Birth of Walter F. George
Politician Walter Franklin George was born on January 29, 1878, in Preston, Georgia. Representing Georgia in the US Senate for 35 years, he became one of the most powerful and respected men in Congress during his lifetime.
Born to sharecroppers, George attended Mercer University before earning his law degree in 1901. After working as a lawyer for several years, he served as a judge in the Georgia Court of Appeals and as an associate justice of the Supreme Court of Georgia from 1917 to 1922.
George resigned from the court in 1922 to run in a special election for the US Senate seat of the late Thomas E. Watson. He easily won the race, but allowed Rebecca Latimer Felton, who had been previously appointed by the governor, to be sworn in on November 21, 1922, making her the first woman seated in the Senate.
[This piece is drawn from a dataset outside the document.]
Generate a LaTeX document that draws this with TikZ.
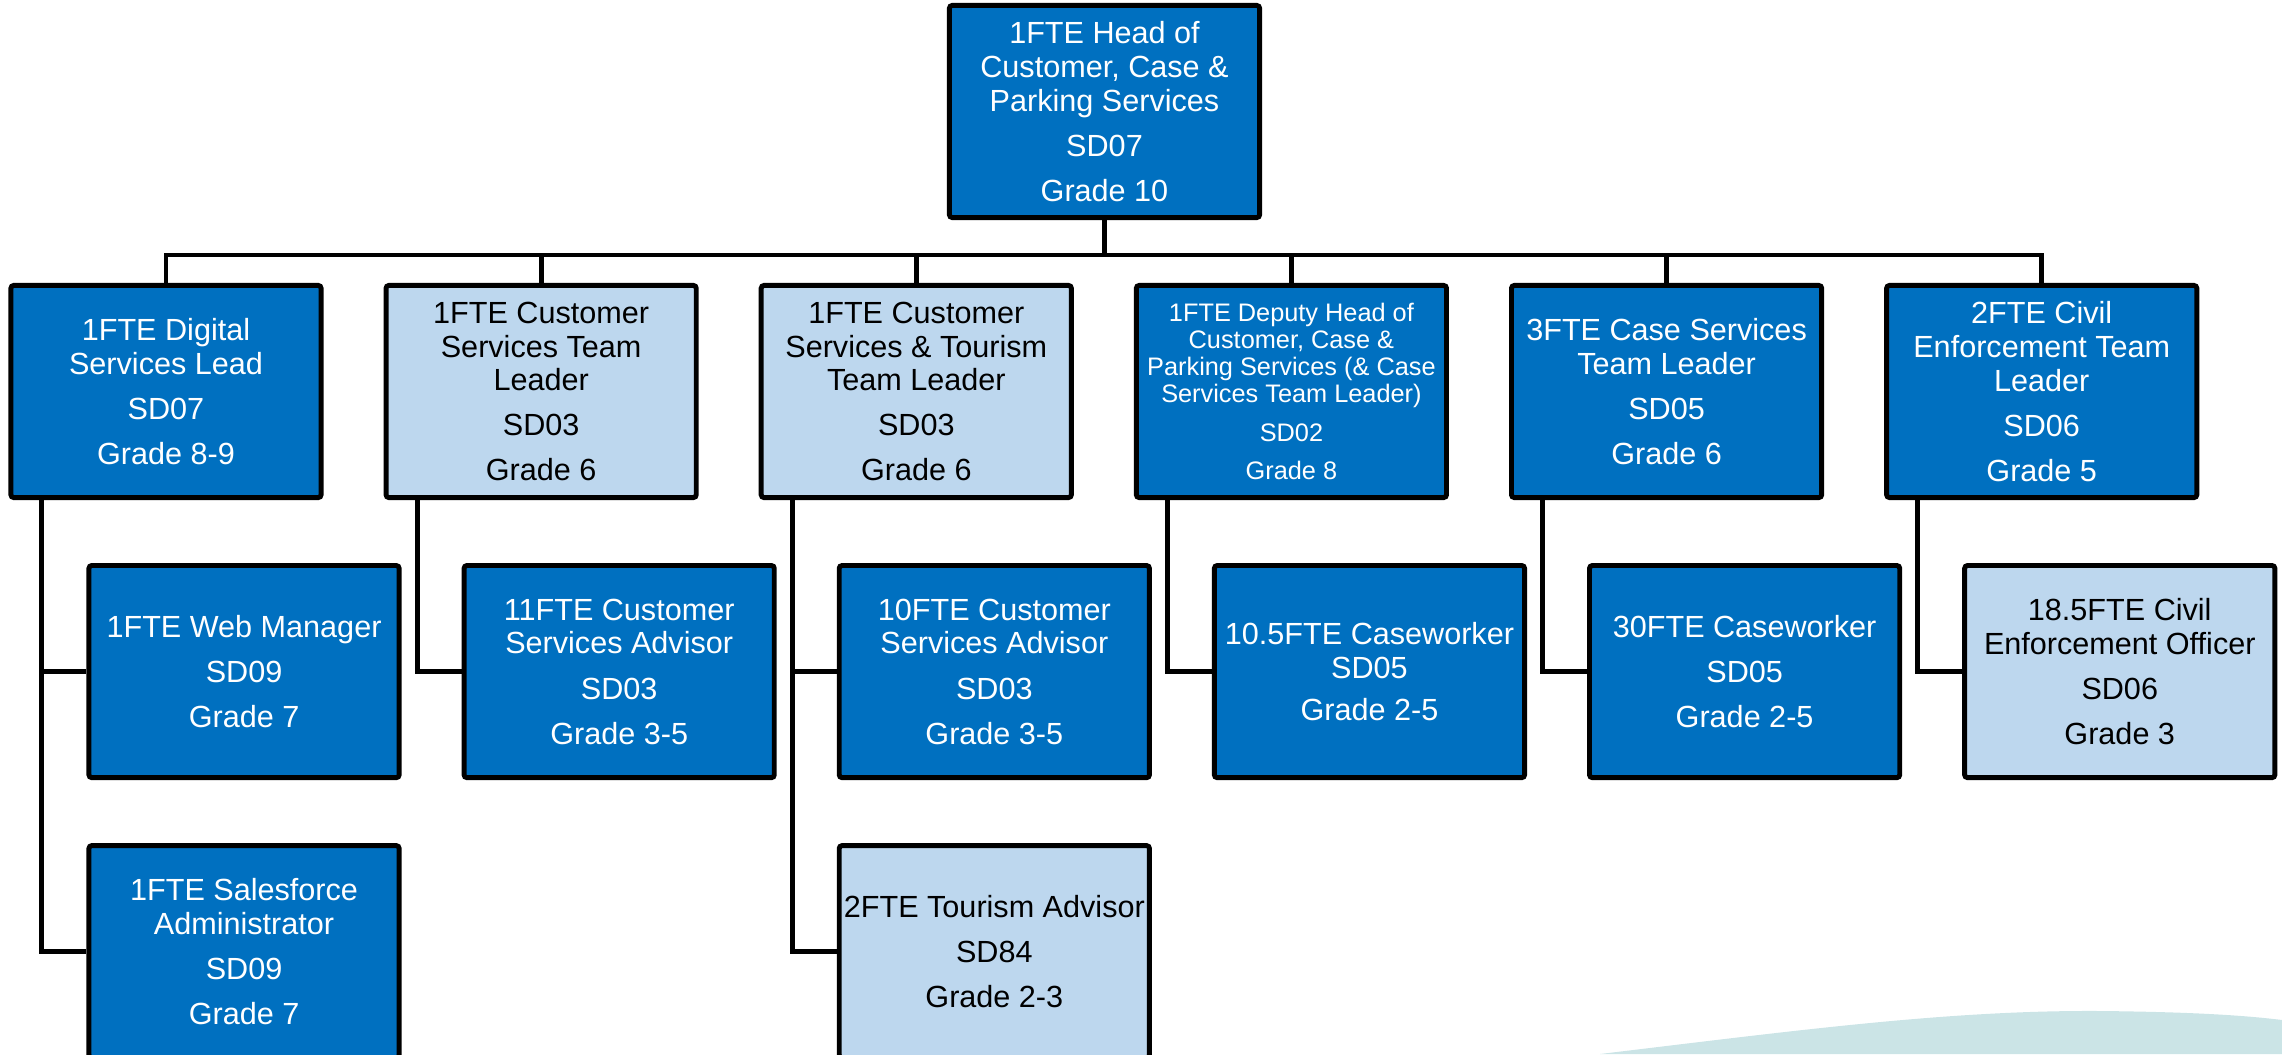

George took office the following day, and would remain in the Senate for 35 years.
George was a conservative democrat – he supported prohibition and segregation, and opposed civil rights bills and anti-lynching bills because he believed they should have been state matters. He supported business, especially those with large plants in Georgia, and free enterprise. And George believed that capitalism would help create jobs and improve living standards.
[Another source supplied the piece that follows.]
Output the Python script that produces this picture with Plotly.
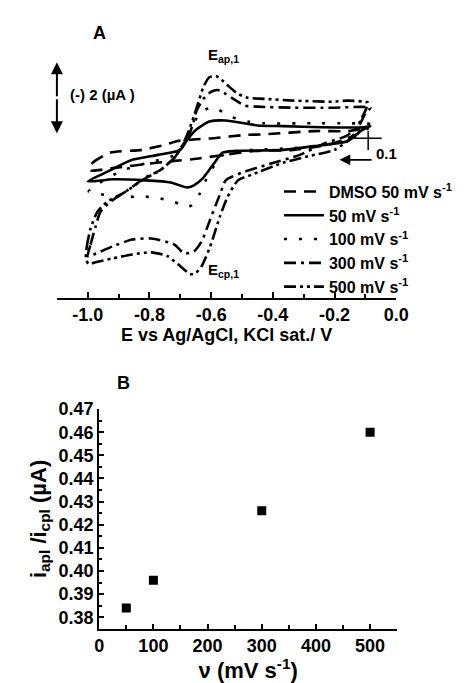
import plotly.graph_objects as go

# ---------------- Panel A: cyclic voltammograms (E in V, current in uA, arbitrary offset) -------------
dmso_E = [-0.997, -0.984, -0.928, -0.825, -0.750, -0.709, -0.647, -0.594, -0.491, -0.428, -0.263, -0.156, -0.109,
          -0.122, -0.209, -0.334, -0.459, -0.584, -0.647, -0.719, -0.803, -0.906, -0.991, -0.997]
dmso_I = [0.39, 0.53, 0.81, 0.89, 1.03, 1.14, 1.19, 1.22, 1.31, 1.33, 1.42, 1.42, 1.47,
          1.36, 1.06, 0.89, 0.86, 0.72, 0.64, 0.58, 0.50, 0.39, 0.31, 0.39]

v50_E = [-1.000, -0.928, -0.856, -0.772, -0.700, -0.678, -0.647, -0.606, -0.553, -0.450, -0.366, -0.241, -0.106, -0.084,
         -0.100, -0.116, -0.156, -0.263, -0.366, -0.522, -0.563, -0.594, -0.625, -0.656, -0.678, -0.731, -0.813, -0.919, -1.000]
v50_I = [0.00, 0.31, 0.61, 0.75, 0.89, 1.17, 1.47, 1.69, 1.72, 1.58, 1.56, 1.53, 1.53, 1.56,
         1.50, 1.42, 1.14, 1.00, 0.89, 0.86, 0.81, 0.47, 0.11, -0.11, -0.17, -0.03, 0.03, 0.06, 0.00]

v100_E = [-0.997, -0.959, -0.888, -0.803, -0.725, -0.694, -0.669, -0.647, -0.625, -0.600, -0.578, -0.531, -0.481,
          -0.428, -0.272, -0.156, -0.069,
          -0.091, -0.131, -0.209, -0.334, -0.459, -0.553, -0.584, -0.616, -0.638, -0.663, -0.678, -0.719, -0.772,
          -0.825, -0.875, -0.959, -0.997]
v100_I = [-0.28, -0.03, 0.31, 0.53, 0.72, 1.00, 1.44, 1.78, 2.00, 2.08, 2.03, 1.81, 1.69,
          1.64, 1.64, 1.64, 1.61,
          1.50, 1.28, 1.06, 0.94, 0.89, 0.81, 0.53, 0.06, -0.36, -0.67, -0.72, -0.58, -0.47,
          -0.42, -0.44, -0.36, -0.28]

v300_E = [-1.000, -0.991, -0.975, -0.959, -0.928, -0.866, -0.813, -0.763, -0.719, -0.694, -0.669, -0.656, -0.647,
          -0.625, -0.600, -0.578, -0.553, -0.528, -0.491, -0.450, -0.334, -0.209, -0.084,
          -0.100, -0.122, -0.163, -0.231, -0.313, -0.419, -0.500, -0.553, -0.569, -0.584, -0.606, -0.631, -0.656,
          -0.688, -0.719, -0.794, -0.856, -0.919, -0.981, -1.000]
v300_I = [-2.11, -1.78, -1.28, -0.86, -0.58, -0.22, 0.11, 0.33, 0.67, 1.00, 1.36, 1.72, 2.00,
          2.33, 2.53, 2.58, 2.47, 2.33, 2.14, 2.11, 2.08, 2.08, 2.08,
          1.92, 1.56, 1.28, 1.08, 0.75, 0.47, 0.25, 0.03, -0.31, -0.64, -1.14, -1.69, -1.97,
          -2.03, -1.78, -1.61, -1.64, -1.83, -2.06, -2.11]

v500_E = [-1.006, -1.003, -0.991, -0.969, -0.938, -0.881, -0.819, -0.763, -0.719, -0.694, -0.672, -0.653, -0.638,
          -0.625, -0.606, -0.584, -0.569, -0.544, -0.513, -0.481, -0.428, -0.334, -0.209, -0.156, -0.091,
          -0.097, -0.116, -0.141, -0.200, -0.281, -0.366, -0.469, -0.513, -0.547, -0.572, -0.603, -0.631, -0.653,
          -0.669, -0.700, -0.741, -0.794, -0.856, -0.919, -0.975, -0.997, -1.006]
v500_I = [-2.19, -1.83, -1.33, -0.86, -0.58, -0.31, 0.06, 0.33, 0.67, 1.00, 1.44, 1.92, 2.33,
          2.67, 2.94, 2.97, 2.89, 2.69, 2.47, 2.36, 2.33, 2.28, 2.25, 2.28, 2.22,
          2.06, 1.72, 1.28, 0.89, 0.72, 0.53, 0.19, 0.03, -0.44, -1.00, -1.83, -2.39, -2.61,
          -2.61, -2.39, -2.11, -2.00, -2.06, -2.17, -2.28, -2.33, -2.19]

series_names = ["DMSO 50 mV s<sup>-1</sup>", "50 mV s<sup>-1</sup>", "100 mV s<sup>-1</sup>",
                "300 mV s<sup>-1</sup>", "500 mV s<sup>-1</sup>"]

xA_tickvals = [-1.0, -0.8, -0.6, -0.4, -0.2, 0.0]
xA_ticktext = ["-1.0", "-0.8", "-0.6", "-0.4", "-0.2", "0.0"]

# ---------------- Panel B: peak current ratio vs scan rate -------------
scan_rate = [50, 100, 300, 500]
ratio = [0.384, 0.396, 0.426, 0.460]
yB_tickvals = [0.38, 0.39, 0.40, 0.41, 0.42, 0.43, 0.44, 0.45, 0.46, 0.47]
yB_ticktext = ["0.38", "0.39", "0.40", "0.41", "0.42", "0.43", "0.44", "0.45", "0.46", "0.47"]
xB_tickvals = [0, 100, 200, 300, 400, 500]

FONT = "Liberation Sans, Arial, Helvetica, sans-serif"
W, H = 465, 683

dashes = ["12px,8px", "solid", "3px,12px", "12px,5px,3px,5px", "12px,4px,3px,4px,3px,4px"]
curves = [(dmso_E, dmso_I), (v50_E, v50_I), (v100_E, v100_I), (v300_E, v300_I), (v500_E, v500_I)]

fig = go.Figure()
for (ex, iy), name, d in zip(curves, series_names, dashes):
    fig.add_trace(go.Scatter(x=ex, y=iy, mode="lines", name=name,
                             line=dict(color="black", width=2.6, dash=d, shape="spline", smoothing=0.6),
                             xaxis="x", yaxis="y"))

fig.add_trace(go.Scatter(x=scan_rate, y=ratio, mode="markers", showlegend=False,
                         marker=dict(symbol="square", size=9, color="black"),
                         xaxis="x2", yaxis="y2"))

axis_common = dict(showline=True, linecolor="black", linewidth=2, showgrid=False, zeroline=False,
                   ticks="inside", tickwidth=2, tickcolor="black", mirror=False)

fig.update_layout(
    width=W, height=H, autosize=False,
    margin=dict(l=0, r=0, t=0, b=0),
    paper_bgcolor="white", plot_bgcolor="white",
    font=dict(family=FONT, color="black", size=16, weight="bold"),
    xaxis=dict(domain=[54 / W, 407 / W], range=[-1.1, 0.0], anchor="y",
               tickvals=xA_tickvals, ticktext=xA_ticktext, ticklen=6,
               minor=dict(ticks="inside", ticklen=4, tickwidth=1.5, tick0=0, dtick=0.1, tickcolor="black"),
               tickfont=dict(size=18, weight="bold"),
               title=dict(text="E vs Ag/AgCl, KCl sat./ V", font=dict(size=18, weight="bold"), standoff=4),
               **axis_common),
    yaxis=dict(domain=[1 - 292 / H, 1 - 20 / H], range=[-3.28, 4.28], visible=False, anchor="x"),
    xaxis2=dict(domain=[98 / W, 408 / W], range=[0, 550], anchor="y2",
                tickvals=xB_tickvals, ticklen=5,
                minor=dict(ticks="inside", ticklen=4, tickwidth=1.5, tick0=0, dtick=50, tickcolor="black"),
                tickfont=dict(size=18, weight="bold"),
                title=dict(text="ν (mV s<sup>-1</sup>)", font=dict(size=22, weight="bold"), standoff=2),
                **axis_common),
    yaxis2=dict(domain=[1 - 628 / H, 1 - 405 / H], range=[0.375, 0.47], anchor="x2",
                tickvals=yB_tickvals, ticktext=yB_ticktext, ticklen=5,
                minor=dict(ticks="inside", ticklen=3, tickwidth=1.5, tick0=0.375, dtick=0.005, tickcolor="black"),
                tickfont=dict(size=18, weight="bold"),
                title=dict(text="i<sub>apl</sub> /i<sub>cpl</sub> (µA)", font=dict(size=22, weight="bold"), standoff=6),
                **axis_common),
    legend=dict(x=285 / W, y=1 - 167 / H, xanchor="left", yanchor="top", bgcolor="rgba(0,0,0,0)",
                font=dict(size=16, weight="bold"), itemwidth=40, tracegroupgap=0),
    showlegend=True,
)

ann = [
    dict(text="A", x=98 / W, y=1 - 23 / H, xref="paper", yref="paper", showarrow=False,
         xanchor="center", yanchor="middle", font=dict(size=18, weight="bold")),
    dict(text="B", x=123 / W, y=1 - 379 / H, xref="paper", yref="paper", showarrow=False,
         xanchor="center", yanchor="middle", font=dict(size=18, weight="bold")),
    dict(text="E<sub>ap,1</sub>", x=-0.56, y=3.55, xref="x", yref="y", showarrow=False,
         xanchor="center", yanchor="middle", font=dict(size=15, weight="bold")),
    dict(text="E<sub>cp,1</sub>", x=-0.56, y=-2.52, xref="x", yref="y", showarrow=False,
         xanchor="center", yanchor="middle", font=dict(size=15, weight="bold")),
    dict(text="(-) 2 (µA )", x=-1.065, y=2.45, xref="x", yref="y", showarrow=False,
         xanchor="left", yanchor="middle", font=dict(size=15, weight="bold")),
    dict(text="0.1", x=-0.031, y=0.8, xref="x", yref="y", showarrow=False,
         xanchor="center", yanchor="middle", font=dict(size=15, weight="bold")),
    # double-headed scale arrow
    dict(x=-1.1, y=3.36, ax=-1.1, ay=2.36, xref="x", yref="y", axref="x", ayref="y", text="",
         showarrow=True, arrowhead=2, arrowsize=1.2, arrowwidth=2, arrowcolor="black"),
    dict(x=-1.1, y=1.36, ax=-1.1, ay=2.36, xref="x", yref="y", axref="x", ayref="y", text="",
         showarrow=True, arrowhead=2, arrowsize=1.2, arrowwidth=2, arrowcolor="black"),
    # scan direction arrow
    dict(x=-0.184, y=0.61, ax=-0.075, ay=0.61, xref="x", yref="y", axref="x", ayref="y", text="",
         showarrow=True, arrowhead=2, arrowsize=1.2, arrowwidth=1.8, arrowcolor="black"),
]
fig.update_layout(annotations=ann)

shapes = [
    dict(type="line", xref="x", yref="y", x0=-0.1375, x1=-0.047, y0=1.22, y1=1.22,
         line=dict(color="black", width=1.5)),
    dict(type="line", xref="x", yref="y", x0=-0.091, x1=-0.091, y0=1.42, y1=0.89,
         line=dict(color="black", width=1.5)),
]
fig.update_layout(shapes=shapes)

fig.write_html("out.html",
               config={"displayModeBar": False, "responsive": False},
               post_script="document.body.style.margin='0';document.body.style.overflow='hidden';"
                           "document.documentElement.style.overflow='hidden';")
Though George was a Democrat, he did not support Franklin Roosevelt’s nomination for president. He also didn’t like some of Roosevelt’s New Deal Programs, but there were many he endorsed. George largely supported those programs that would benefit Georgia, including the Tennessee Valley Authority, Social Security, Rural Electrification Administration, and the Agricultural Adjustment Act. In all, George supported 34 New Deal bills and opposed 10.
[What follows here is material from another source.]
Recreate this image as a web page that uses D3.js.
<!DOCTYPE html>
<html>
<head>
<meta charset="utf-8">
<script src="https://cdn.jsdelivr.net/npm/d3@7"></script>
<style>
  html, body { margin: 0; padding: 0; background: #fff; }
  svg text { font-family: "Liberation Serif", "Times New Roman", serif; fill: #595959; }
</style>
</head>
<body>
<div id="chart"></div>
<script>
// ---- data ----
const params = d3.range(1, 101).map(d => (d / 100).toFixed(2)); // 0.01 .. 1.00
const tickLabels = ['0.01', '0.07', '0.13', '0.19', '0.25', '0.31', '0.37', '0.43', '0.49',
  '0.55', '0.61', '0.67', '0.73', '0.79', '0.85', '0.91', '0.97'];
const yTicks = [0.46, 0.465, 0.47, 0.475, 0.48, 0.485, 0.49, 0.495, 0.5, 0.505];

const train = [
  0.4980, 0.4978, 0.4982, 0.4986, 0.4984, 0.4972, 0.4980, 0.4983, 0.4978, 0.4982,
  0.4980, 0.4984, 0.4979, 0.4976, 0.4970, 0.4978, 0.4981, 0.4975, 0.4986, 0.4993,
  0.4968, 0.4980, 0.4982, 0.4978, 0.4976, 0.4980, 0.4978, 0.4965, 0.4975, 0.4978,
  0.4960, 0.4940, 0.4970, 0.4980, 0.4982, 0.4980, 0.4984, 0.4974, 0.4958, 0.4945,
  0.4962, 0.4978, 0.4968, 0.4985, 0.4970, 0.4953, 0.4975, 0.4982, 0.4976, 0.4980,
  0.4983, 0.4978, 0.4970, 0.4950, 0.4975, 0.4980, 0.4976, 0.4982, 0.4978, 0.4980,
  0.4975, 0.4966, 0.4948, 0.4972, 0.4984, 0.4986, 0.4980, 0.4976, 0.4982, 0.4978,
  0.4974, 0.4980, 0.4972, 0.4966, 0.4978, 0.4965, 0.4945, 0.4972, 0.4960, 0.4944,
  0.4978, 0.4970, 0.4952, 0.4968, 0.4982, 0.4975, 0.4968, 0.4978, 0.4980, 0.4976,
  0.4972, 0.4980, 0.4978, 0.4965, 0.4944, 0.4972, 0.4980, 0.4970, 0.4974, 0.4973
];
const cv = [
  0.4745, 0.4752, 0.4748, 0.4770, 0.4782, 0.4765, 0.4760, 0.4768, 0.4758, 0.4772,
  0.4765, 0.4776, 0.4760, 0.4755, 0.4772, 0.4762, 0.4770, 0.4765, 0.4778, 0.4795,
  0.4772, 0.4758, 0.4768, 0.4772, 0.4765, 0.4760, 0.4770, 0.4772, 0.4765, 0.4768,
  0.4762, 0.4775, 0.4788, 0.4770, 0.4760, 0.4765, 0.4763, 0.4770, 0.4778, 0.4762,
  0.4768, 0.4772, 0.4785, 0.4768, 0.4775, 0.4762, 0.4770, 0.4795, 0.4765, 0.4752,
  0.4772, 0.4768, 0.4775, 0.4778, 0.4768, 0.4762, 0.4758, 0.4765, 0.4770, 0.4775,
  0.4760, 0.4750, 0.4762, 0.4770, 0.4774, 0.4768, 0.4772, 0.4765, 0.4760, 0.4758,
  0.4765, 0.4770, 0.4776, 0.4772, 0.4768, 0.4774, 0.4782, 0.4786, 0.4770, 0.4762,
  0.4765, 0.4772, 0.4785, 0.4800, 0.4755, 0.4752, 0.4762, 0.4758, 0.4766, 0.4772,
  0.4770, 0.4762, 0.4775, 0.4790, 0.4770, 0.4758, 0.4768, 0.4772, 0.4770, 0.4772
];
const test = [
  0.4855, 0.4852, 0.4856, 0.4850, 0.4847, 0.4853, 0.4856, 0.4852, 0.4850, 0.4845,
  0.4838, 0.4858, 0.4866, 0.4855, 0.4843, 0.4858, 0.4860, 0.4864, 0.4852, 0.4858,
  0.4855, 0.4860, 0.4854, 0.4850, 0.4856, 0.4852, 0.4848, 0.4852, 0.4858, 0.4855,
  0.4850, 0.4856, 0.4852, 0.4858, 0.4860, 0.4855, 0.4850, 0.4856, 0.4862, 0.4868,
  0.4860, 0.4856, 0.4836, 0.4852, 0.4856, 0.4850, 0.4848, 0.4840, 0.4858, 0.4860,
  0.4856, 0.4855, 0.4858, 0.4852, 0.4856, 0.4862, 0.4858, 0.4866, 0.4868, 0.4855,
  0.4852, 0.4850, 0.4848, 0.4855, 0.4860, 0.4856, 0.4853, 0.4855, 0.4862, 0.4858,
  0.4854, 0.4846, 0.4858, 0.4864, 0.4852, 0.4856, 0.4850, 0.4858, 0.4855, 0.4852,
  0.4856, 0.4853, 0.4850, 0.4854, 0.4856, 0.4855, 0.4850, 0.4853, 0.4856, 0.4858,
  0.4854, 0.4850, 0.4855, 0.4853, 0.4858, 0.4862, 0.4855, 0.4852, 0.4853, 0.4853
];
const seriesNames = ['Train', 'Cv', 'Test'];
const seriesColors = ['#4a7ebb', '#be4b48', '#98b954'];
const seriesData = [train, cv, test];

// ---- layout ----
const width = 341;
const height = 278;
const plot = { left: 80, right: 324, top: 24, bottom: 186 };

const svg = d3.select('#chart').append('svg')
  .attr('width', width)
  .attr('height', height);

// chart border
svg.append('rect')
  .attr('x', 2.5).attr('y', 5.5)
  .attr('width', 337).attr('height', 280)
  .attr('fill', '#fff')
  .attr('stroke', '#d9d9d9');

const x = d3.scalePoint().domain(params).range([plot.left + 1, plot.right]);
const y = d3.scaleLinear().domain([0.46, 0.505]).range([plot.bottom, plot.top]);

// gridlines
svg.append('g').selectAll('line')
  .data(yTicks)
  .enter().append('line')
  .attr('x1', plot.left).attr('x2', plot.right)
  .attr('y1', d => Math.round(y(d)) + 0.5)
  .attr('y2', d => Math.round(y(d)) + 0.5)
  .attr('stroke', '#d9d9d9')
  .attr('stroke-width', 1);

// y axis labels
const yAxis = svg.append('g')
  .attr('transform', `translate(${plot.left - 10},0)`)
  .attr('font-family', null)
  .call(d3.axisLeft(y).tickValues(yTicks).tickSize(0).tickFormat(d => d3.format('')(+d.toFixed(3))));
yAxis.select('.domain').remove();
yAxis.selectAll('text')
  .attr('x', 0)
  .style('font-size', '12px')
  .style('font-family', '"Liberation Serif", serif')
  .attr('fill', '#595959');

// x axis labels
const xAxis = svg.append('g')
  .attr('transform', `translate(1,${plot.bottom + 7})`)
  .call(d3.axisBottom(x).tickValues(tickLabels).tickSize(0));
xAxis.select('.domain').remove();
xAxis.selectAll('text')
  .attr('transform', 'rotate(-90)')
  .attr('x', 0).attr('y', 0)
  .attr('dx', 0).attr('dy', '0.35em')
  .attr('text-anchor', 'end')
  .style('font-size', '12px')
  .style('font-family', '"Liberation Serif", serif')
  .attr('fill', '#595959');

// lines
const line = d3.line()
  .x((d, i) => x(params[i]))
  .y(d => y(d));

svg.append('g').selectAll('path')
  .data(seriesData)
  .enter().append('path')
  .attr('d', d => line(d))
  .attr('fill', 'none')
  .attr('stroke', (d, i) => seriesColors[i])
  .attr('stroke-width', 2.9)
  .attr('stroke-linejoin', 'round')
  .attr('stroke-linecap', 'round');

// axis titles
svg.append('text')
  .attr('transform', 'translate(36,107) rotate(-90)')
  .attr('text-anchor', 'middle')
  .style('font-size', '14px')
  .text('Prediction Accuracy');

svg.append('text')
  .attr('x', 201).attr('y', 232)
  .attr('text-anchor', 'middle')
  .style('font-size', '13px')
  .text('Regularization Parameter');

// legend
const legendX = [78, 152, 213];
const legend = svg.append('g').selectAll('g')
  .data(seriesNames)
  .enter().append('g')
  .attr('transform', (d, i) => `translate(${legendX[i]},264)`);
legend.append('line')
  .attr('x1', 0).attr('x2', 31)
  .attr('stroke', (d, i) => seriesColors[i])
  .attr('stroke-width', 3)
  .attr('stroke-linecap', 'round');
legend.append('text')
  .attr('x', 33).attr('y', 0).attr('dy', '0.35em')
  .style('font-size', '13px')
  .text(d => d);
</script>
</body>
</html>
George rose through the ranks to become chairman of influential committees. He was chairman of the Senate Foreign Relations Committee from 1940 to 1941 and 1955 to 1957. And he was chairman of the Senate Finance Committee from 1941 to 1946. Though he opposed many of Roosevelt’s domestic policies, George agreed with his foreign policies, including the lend-lease aid to our Allies and the buildup in American defense. And while he initially opposed the idea of an international peace keeping organization, George eventually supported the creation of the United Nations.
By the start of the 1950s, George was one of America’s most powerful politicians, with Life magazine calling him, “one of the most distinguished legislators of his time and the most revered man in the Senate.” From 1955 to 1957, he was president pro tempore, a position that presides over the Senate when the vice president is absent. Throughout his years of service, the senator was known as one of the top public speakers in the chamber.
After more than three decades in the Senate, George chose not to run for re-election in 1956. The following year, President Dwight Eisenhower made him special ambassador to the North Atlantic Treaty Organization (NATO). George’s health rapidly declined a few months into his service, and he died on August 4, 1957. Several places in Georgia have been named in his honor including a law school, high school, lake, and foundation.